Les lumières se sont éteintes, un type est arrivé de l'arrière scène, il s'est posté devant le micro, a attendu que la clameur se fasse plus sourde. Puis avec une certaine fierté dans la voix, il a extériorisé tout son plaisir d'être là en nous affirmant :
“And now, ladies and Gentlemen… The Legend of Rock'n Roll ! CHUCK BERRY !”
Chuck est arrivé par la gauche avec son éternelle chemise rouge à reflets et son sourire légendaire. Le sourire a 82 ans, la chemise beaucoup moins. Un vieux monsieur, plus vieux que ne l'était mon père ou mon grand père, mais il tient bien debout le bougre.
Il va d'un côté de la scène à l'autre avec, en passant, un coup d'oeil aux filles. Il n'a pas perdu le goût des belles choses… Ce goût immodéré lui avait valu d'être condamné plusieurs fois d'ailleurs. Notamment lorsqu'il avait mis une caméra dans les toilettes de son restaurant. Les toilettes des filles évidemment.
C'était il y a longtemps, très longtemps dans un pays lointain. D'ailleurs tout ce qui est en rapport avec Chuck remonte à il y a longtemps. Le jeu de guitare par exemple.
Il est rarement juste, très très approximatif même, un doux euphémisme de le dire comme ça. La voix est chevrotante, comme celle d'un vieux disque des années 30 qu'on écouterait sur un vieux phono.
Mais bon il y a des musiciens qui représentent tellement dans la musique qu'on est prêt à leur pardonner beaucoup. Chuck en concert, c'est un peu comme si Elvis avait été là, c'est le rock personnifié.
Un artiste auquel plein de musiciens se réfèrent : Keith Richards, Paul McCartney, John Lennon, Bruce Springsteen et surtout Angus Young, le guitariste de AC DC.

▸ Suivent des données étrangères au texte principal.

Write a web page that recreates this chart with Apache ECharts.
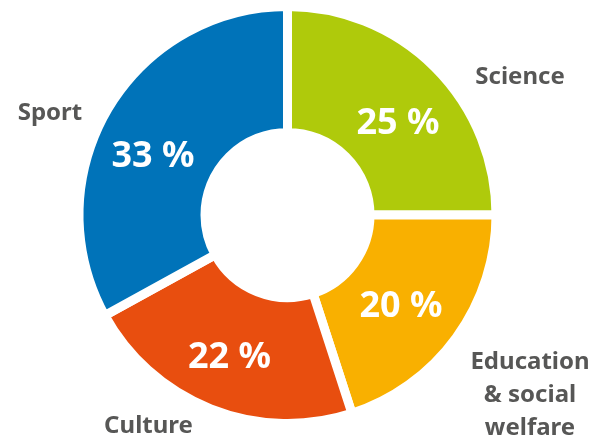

C'est son maître, il lui a même piqué sa Duckwalk, le fameux petit pas chassé vers l'avant tout en jouant. Je dis bien piqué et non emprunté puisque Chuck ne nous l'a pas fait ce mardi 11 à Bruxelles. A croire donc qu'on lui a piqué !
A défaut de Duckwalk, Chuck plein de pêche, nous a fait des canards… au piano. Il a joué à plusieurs reprises à quatre mains avec son claviériste norvégien qui finissait par laisser le maître jouer, histoire surtout de pouvoir se boucher les oreilles presque irrespectueusement.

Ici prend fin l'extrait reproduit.